Dr Doreen Kembabazi
|3.13||Wed (in person)10-11: Thur (Teams)10-11||Doreen.Kembabazi@warwick.ac.uk||TBC|
- Assistant Professor, University of Warwick, UK, 2022-
- Postdoctoral Fellow, University of Ghent, Belgium 2020-2022
- Graduate Student Instructor, University of Michigan-Ann Arbor, USA, 2012-2020
- PhD, University of Michigan-Ann Arbor, USA, Awarded 2020
I’m a historian of colonial and post colonial Africa. I hold a PhD from the University of Michigan, Ann Arbor, USA (2020). My work addresses the themes of gender and sexuality, urbanisation and cosmopolitanism, ethnicity, political culture, nationalism, state violence and slavery. I investigate medical and legal discourses and practices, and cultural conventions established to respond to the non-conforming Ugandans or ‘problem’ populations including women, youth, and formerly enslaved people.
Research and public engagement
· Collaborator (formerly postdoc researcher) on a European Research Council-funded project ‘The Aftermath of Slavery in East Africa: Uganda, Kenya, Tanzania and Eastern Congo.’—Prof. Felicitas Becker (PI), University of Ghent, Belgium
· Invited member of the Early Career Forum on AHRC project ‘Inventing Reproductive Rights: Sex, Bodies and Population 1945-1995’ – Prof. Maud Bracke (PI), University of Glasgow, United Kingdom
· Collaborator on Archives restoration projects in Uganda funded by University of Michigan African Studies Center, Mellon foundation; led by Prof. Derek Peterson: Archives catalogues can be found here: https://derekrpeterson.com/archive-work/
· Country Expert (Uganda Asylum seekers)- Justice Center Hong Kong
A History of Africa from 1800 (HI177)
'Decolonising Gender and Sexuality' in HI966 Themes and Approaches to the Historical Study of Gender and Sexuality.

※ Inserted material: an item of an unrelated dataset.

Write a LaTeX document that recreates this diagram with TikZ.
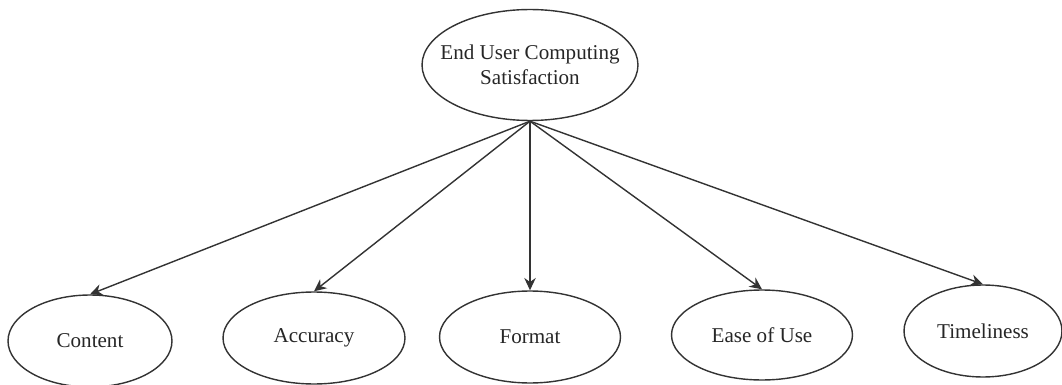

Forthcoming Book and Article Projects
· Book Manuscript: The State of Morality: Sexual, Reproductive and Sartorial Politics in Idi Amin’s Uganda: I use a wide range of archival documents, some of them newly discovered, and oral histories to investigate how and why legal regimes, cultural conventions and medical practices were created to regiment and control (women’s) sexuality, mobility, and self-expression through fashion. The book examines how state and non-state in the 1960s and 70s sought to control access to global ideas and resources while tapping into them for their own agendas. Book chapters cover themes such as gender and sexuality, public health, civil society, fashion, dress and cosmopolitanism, governmentality, violence, and nation-building.
· Article: 'Austerity, Experimentation and Opposition: The Global and Local Politics of Biomedical Contraception in Uganda' examines Ugandan and international actors’ anxieties about global overpopulation, demographic changes in Uganda, social and political reproduction, and medical ethics.
· Article: 'Locating slavery in post-abolition Uganda': The article focuses on discourses and legal systems established to respond to the problem of “independent” and “rootless” people following abolition of slavery.